Before I fell back in love with hostels, my relationship with them had hit a definite low point.
While traveling in the South of France a year and a half ago, I met up with my musician friend Sy in Toulouse, a city neither of us had ever been. Her email told me to meet her at La Petite Auberge de Saint-Sernin, a hostel near the Basilica of Saint Sernin, the oldest Roman church of its kind in the world.

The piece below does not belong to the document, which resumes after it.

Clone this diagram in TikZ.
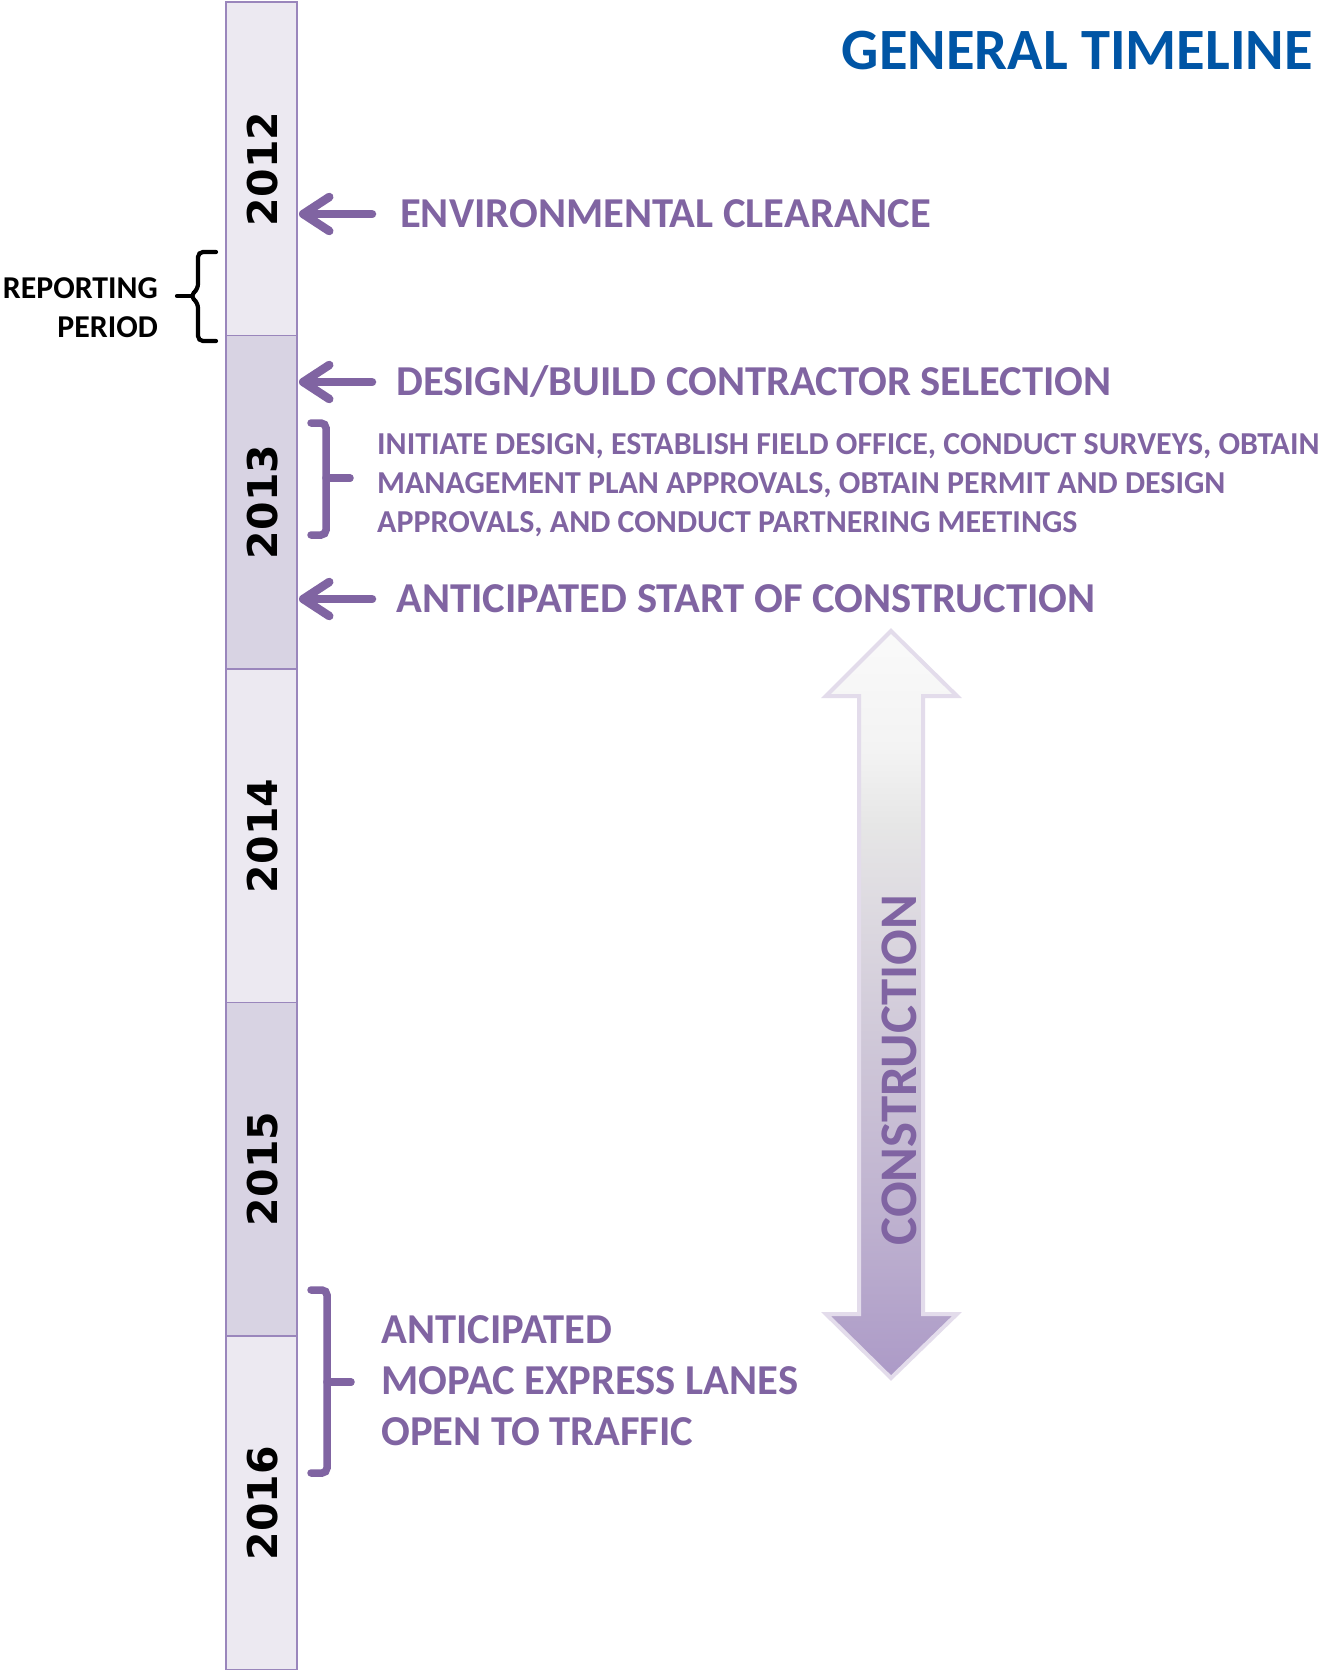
\documentclass[tikz,border=0pt]{standalone}
\usepackage{fontspec}
\setmainfont{Carlito}
\newfontfamily\yearf{DejaVu Sans}
\usetikzlibrary{arrows.meta,calc}
\definecolor{purp}{HTML}{8064A2}
\definecolor{tblue}{HTML}{0055A5}
\definecolor{barL}{HTML}{ECE9F1}
\definecolor{barD}{HTML}{D8D3E3}
\definecolor{barE}{HTML}{9A86BC}
\definecolor{cOut}{HTML}{E3DCEB}
\definecolor{sA}{HTML}{AC9AC7}
\definecolor{sB}{HTML}{BDB0CF}
\definecolor{sC}{HTML}{CDC5D7}
\definecolor{sD}{HTML}{DEDBE1}
\definecolor{sE}{HTML}{E6E6E6}
\definecolor{sF}{HTML}{F3F3F3}
\definecolor{sG}{HTML}{FAFAFA}
\pgfdeclareverticalshading{consshade}{100bp}{color(0bp)=(sA); color(25bp)=(sA); color(35bp)=(sB); color(46bp)=(sC); color(57bp)=(sD); color(62bp)=(sE); color(67bp)=(sF); color(75bp)=(sG); color(100bp)=(sG)}
\begin{document}
\begin{tikzpicture}[x=1pt,y=-1pt,
  seg/.style={draw=barE, line width=1.5pt, minimum width=71pt, minimum height=333.5pt, inner sep=0pt},
  yr/.style={rotate=90, inner sep=0pt, font=\yearf\bfseries\fontsize{41}{41}\selectfont},
  big/.style={anchor=base west, inner sep=0pt, text=purp, font=\bfseries\fontsize{42.6}{42.6}\selectfont},
  small/.style={anchor=base west, inner sep=0pt, text=purp, font=\bfseries\fontsize{31.95}{31.95}\selectfont},
  shd/.style={preaction={draw=black, draw opacity=0.16, transform canvas={shift={(2pt,-3pt)}}}},
  arr/.style={shd, draw=purp, line width=8.5pt, line cap=round, line join=round, -{Straight Barb[length=26pt,width=34pt,round]}},
  brk/.style={shd, draw=purp, line width=7.5pt, rounded corners=5pt, line cap=round},
  rbr/.style={draw=black, line width=4.2pt, rounded corners=5pt, line cap=round}]
\useasboundingbox (0,0) rectangle (1319,1670);
\fill[white] (0,0) rectangle (1319,1670);

% timeline bar
\node[seg, fill=barL] (s12) at (261.5,168.75) {};
\node[seg, fill=barD] (s13) at (261.5,502.25) {};
\node[seg, fill=barL] (s14) at (261.5,835.75) {};
\node[seg, fill=barD] (s15) at (261.5,1169.25) {};
\node[seg, fill=barL] (s16) at (261.5,1502.75) {};
\node[yr] (y12) at (262.5,169) {2012};
\node[yr] (y13) at (262.5,502) {2013};
\node[yr] (y14) at (262.5,836) {2014};
\node[yr] (y15) at (262.5,1169) {2015};
\node[yr] (y16) at (262.5,1503) {2016};

% title
\node[anchor=base east, inner sep=0pt, text=tblue, font=\bfseries\fontsize{58.5}{58.5}\selectfont] (title) at (1313,70) {GENERAL TIMELINE};

% reporting period
\node[anchor=base east, inner sep=0pt, font=\bfseries\fontsize{31.8}{31.8}\selectfont] (rep1) at (158,298) {REPORTING};
\node[anchor=base east, inner sep=0pt, font=\bfseries\fontsize{31.8}{31.8}\selectfont] (rep2) at (158,337) {PERIOD};
\draw[rbr] (216,252) -- (198,252) -- (198,289) -- (190,296) -- (198,303) -- (198,341) -- (216,341);
\draw[rbr] (192,296) -- (177,296);

% events
\node[big] (env) at (400,227) {ENVIRONMENTAL CLEARANCE};
\node[big] (des) at (396,395.5) {DESIGN/BUILD CONTRACTOR SELECTION};
\node[small] (sm1) at (377,454) {INITIATE DESIGN, ESTABLISH FIELD OFFICE, CONDUCT SURVEYS, OBTAIN};
\node[small] (sm2) at (377,493) {MANAGEMENT PLAN APPROVALS, OBTAIN PERMIT AND DESIGN};
\node[small] (sm3) at (377,532) {APPROVALS, AND CONDUCT PARTNERING MEETINGS};
\node[big] (start) at (396,612.5) {ANTICIPATED START OF CONSTRUCTION};
\node[big] (op1) at (381,1343.5) {ANTICIPATED};
\node[big] (op2) at (381,1394.5) {MOPAC EXPRESS LANES};
\node[big] (op3) at (381,1445.5) {OPEN TO TRAFFIC};

\coordinate (a1) at (299,214);
\coordinate (a2) at (299,382);
\coordinate (a3) at (299,599);
\draw[arr] ($(a1 -| env.west)+(-28,0)$) -- (a1);
\draw[arr] ($(a2 -| des.west)+(-24,0)$) -- (a2);
\draw[arr] ($(a3 -| start.west)+(-24,0)$) -- (a3);

% brackets
\draw[brk] (311,423) -- (326,423) -- (326,535) -- (311,535);
\draw[brk] (326,478) -- (350,478);
\draw[brk] (311,1290) -- (327,1290) -- (327,1473) -- (311,1473);
\draw[brk] (327,1382) -- (351,1382);

% construction double arrow
\path[shading=consshade, draw=cOut, line width=4pt, line join=miter]
  (891,631) -- (957,696) -- (923,696) -- (923,1314) -- (957,1314) -- (891,1378)
  -- (826,1314) -- (859,1314) -- (859,696) -- (826,696) -- cycle;
\node[rotate=90, inner sep=0pt, text=purp, font=\bfseries\fontsize{52.8}{52.8}\selectfont] (cons) at (899,1070) {CONSTRUCTION};
\end{tikzpicture}
\end{document}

But I had already made a halfhearted vow to swear off hostels, the way you might break off an exciting yet dubious romance that too often leaves you feeling regretful in the morning. And after years of enjoying the intimate conviviality and communal joie de vivre so particular to many hostels––as well as earning bragging rights to a few horror stories––I was throwing in the towel. Specifically, the thin, battered, postage-stamp size rental towel that costs around two euros at most hostel reception desks.
But Sy had already checked in, and I had agreed to join her. Upon arriving in the tiny, non-nonsense reception area, I found the hostel was cozy––if by cozy you as mean comfortably cramped as my old Brooklyn living room, with standard bunk beds stacked in a tiny co-ed room. A sleep-deprived Sy recounted her story of the drunk, foul-mouthed Russian metal band who had decamped in the room the night before. Between the yelling, the mess, the terrible proximity of the ensuite bathroom to the beds, and a particularly obnoxious lower-bunk assignation between the drummer and an equally drunk female visitor from another room, the night had been sheer hell.

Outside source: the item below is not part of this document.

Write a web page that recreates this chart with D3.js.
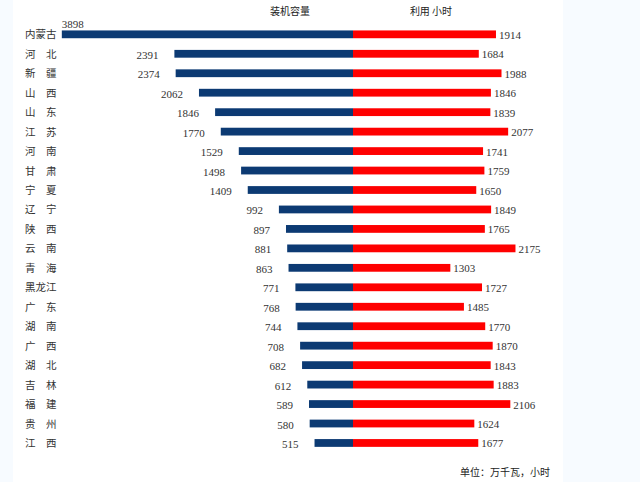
<!DOCTYPE html>
<html>
<head>
<meta charset="utf-8">
<script src="https://cdn.jsdelivr.net/npm/d3@7/dist/d3.min.js"></script>
<style>
  html, body { margin: 0; padding: 0; background: #fff; }
  svg { display: block; }
</style>
</head>
<body>
<script>
const provinces = ["内蒙古","河　北","新　疆","山　西","山　东","江　苏","河　南","甘　肃","宁　夏","辽　宁","陕　西","云　南","青　海","黑龙江","广　东","湖　南","广　西","湖　北","吉　林","福　建","贵　州","江　西"];
const capacity = [3898,2391,2374,2062,1846,1770,1529,1498,1409,992,897,881,863,771,768,744,708,682,612,589,580,515];
const hours = [1914,1684,1988,1846,1839,2077,1741,1759,1650,1849,1765,2175,1303,1727,1485,1770,1870,1843,1883,2106,1624,1677];
const leftTitle = "装机容量";
const rightTitle = "利用 小时";
const unitText = "单位：万千瓦，小时";

const W = 640, H = 482;
const cx = 353;
const svg = d3.select("body").append("svg").attr("width", W).attr("height", H);

// side panels
svg.append("rect").attr("x", 0).attr("y", 0).attr("width", 13).attr("height", H).attr("fill", "#f7fbff");
svg.append("rect").attr("x", 563).attr("y", 0).attr("width", W - 563).attr("height", H).attr("fill", "#f7fbff");

const len = d3.scaleLinear().domain([0, 4000]).range([0, 298.8]);
const y = d3.scaleBand().domain(provinces).range([24.6, 452.7]).paddingInner(0.6).paddingOuter(0.3);
const bh = y.bandwidth();
const yc = d => y(d) + bh / 2;

const rows = provinces.map((p, i) => ({p, c: capacity[i], h: hours[i], i}));

// left bars
svg.selectAll("rect.cap").data(rows).enter().append("rect")
  .attr("class", "cap")
  .attr("x", d => cx - len(d.c)).attr("y", d => y(d.p))
  .attr("width", d => len(d.c)).attr("height", bh)
  .attr("fill", "#0c3a73");

// right bars
svg.selectAll("rect.hrs").data(rows).enter().append("rect")
  .attr("class", "hrs")
  .attr("x", cx).attr("y", d => y(d.p))
  .attr("width", d => len(d.h)).attr("height", bh)
  .attr("fill", "#ff0000");

const numFont = "'Liberation Serif', 'Times New Roman', serif";
const cjkFont = "'Noto Sans CJK SC', sans-serif";

// left value labels
svg.selectAll("text.capv").data(rows).enter().append("text")
  .attr("class", "capv")
  .attr("x", d => d.i === 0 ? cx - len(d.c) : cx - len(d.c) - 16)
  .attr("y", d => d.i === 0 ? yc(d.p) - 6 : yc(d.p) + 5)
  .attr("text-anchor", d => d.i === 0 ? "start" : "end")
  .attr("font-family", numFont).attr("font-size", 11).attr("fill", "#333")
  .text(d => d.c);

// right value labels
svg.selectAll("text.hrsv").data(rows).enter().append("text")
  .attr("class", "hrsv")
  .attr("x", d => cx + len(d.h) + 3)
  .attr("y", d => yc(d.p) + 4.5)
  .attr("font-family", numFont).attr("font-size", 11).attr("fill", "#333")
  .text(d => d.h);

// category labels
svg.selectAll("text.cat").data(rows).enter().append("text")
  .attr("class", "cat")
  .attr("x", 25).attr("y", d => yc(d.p) + 4)
  .attr("font-family", cjkFont).attr("font-size", 10.5).attr("fill", "#333")
  .text(d => d.p);

// titles
svg.append("text").attr("x", 290).attr("y", 15).attr("text-anchor", "middle")
  .attr("font-family", cjkFont).attr("font-size", 10).attr("fill", "#222").text(leftTitle);
svg.append("text").attr("x", 431).attr("y", 15).attr("text-anchor", "middle")
  .attr("font-family", cjkFont).attr("font-size", 10).attr("fill", "#222").text(rightTitle);
svg.append("text").attr("x", 550).attr("y", 476).attr("text-anchor", "end")
  .attr("font-family", cjkFont).attr("font-size", 10).attr("fill", "#222").text(unitText);
</script>
</body>
</html>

Thankfully, they had departed. Tonight would be better, Sy promised.
And it was––at least for us. Yet as the hours trudged towards dawn, we heard a soft knock at the door and a plaintive request: was there a free bed in the room? The voice was young, American, female, and desperate in the peculiar way that a sleepless night in a hostel can make one desperate.
In the morning, Sy and I shuddered to hear the woman’s story. Let’s just say this: if penned by Sir Arthur Conan Doyle, it might have been called “The Case of the Young Male Traveler who Mistook Someone Else’s Backpack for a Toilet.”

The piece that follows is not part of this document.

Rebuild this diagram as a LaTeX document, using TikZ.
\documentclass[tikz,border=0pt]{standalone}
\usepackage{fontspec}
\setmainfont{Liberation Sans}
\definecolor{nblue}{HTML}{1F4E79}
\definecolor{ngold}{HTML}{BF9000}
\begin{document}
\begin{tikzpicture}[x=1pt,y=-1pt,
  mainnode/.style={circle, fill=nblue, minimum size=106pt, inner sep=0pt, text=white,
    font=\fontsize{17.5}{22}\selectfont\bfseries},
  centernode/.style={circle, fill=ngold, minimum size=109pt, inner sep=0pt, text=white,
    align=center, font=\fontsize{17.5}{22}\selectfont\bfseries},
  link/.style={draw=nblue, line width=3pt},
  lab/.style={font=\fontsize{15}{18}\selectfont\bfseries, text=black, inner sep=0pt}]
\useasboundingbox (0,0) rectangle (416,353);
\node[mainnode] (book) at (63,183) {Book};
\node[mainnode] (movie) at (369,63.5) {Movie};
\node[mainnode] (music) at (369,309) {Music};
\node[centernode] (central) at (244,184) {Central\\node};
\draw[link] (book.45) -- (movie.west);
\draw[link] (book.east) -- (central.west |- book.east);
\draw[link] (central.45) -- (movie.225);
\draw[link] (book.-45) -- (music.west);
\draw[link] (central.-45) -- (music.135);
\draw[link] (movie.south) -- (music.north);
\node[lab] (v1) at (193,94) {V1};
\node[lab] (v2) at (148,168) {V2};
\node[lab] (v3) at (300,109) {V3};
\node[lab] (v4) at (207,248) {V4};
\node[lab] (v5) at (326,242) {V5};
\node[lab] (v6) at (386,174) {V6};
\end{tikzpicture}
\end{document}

I hadn’t had a hostel experience like this since I stayed in an Athens hostel where the condition of the showers intimated that I would actually be filthier post-shower. The man passed out drunk, face down, in front of my room looked like he had braved the shower himself.
When Sy and I left Toulouse and hopped on a train to lovely little Albi to see the Toulouse Lautrec Museum, we resolutely stayed in a hotel with a pretty little courtyard. It was conspicuously free of rock bands, Russian or otherwise. That night I vowed: no more hostels. Nada. Fin. Finito. Finished.
But then I found myself in Stockholm one February evening, balking at the price of a gloomy 2-star hotel whose grim décor resembled a Soviet version of IKEA. So, to save myself hundred of krona, I gave myself a one-time out and checked into a surprisingly cheap hostel with a sweet little café. And then I wound up spending a couple of weeks in Portugal. Did you know that Portugal is basically the world capital of amazing hostels? I’m talking phenomenally wonderful places that could take your mother to.
If you read the Star Tribune story, I talk about staying at Gallery Hostel in Porto and Home Hostel in Lisbon. Two other Porto hostels where I stayed and ate pretty fabulous multi-course communal dinners were Tattva Design Hostel and Yes! Hostel. Thanks to the amazing Christian from Hamburg for the latter recommendation.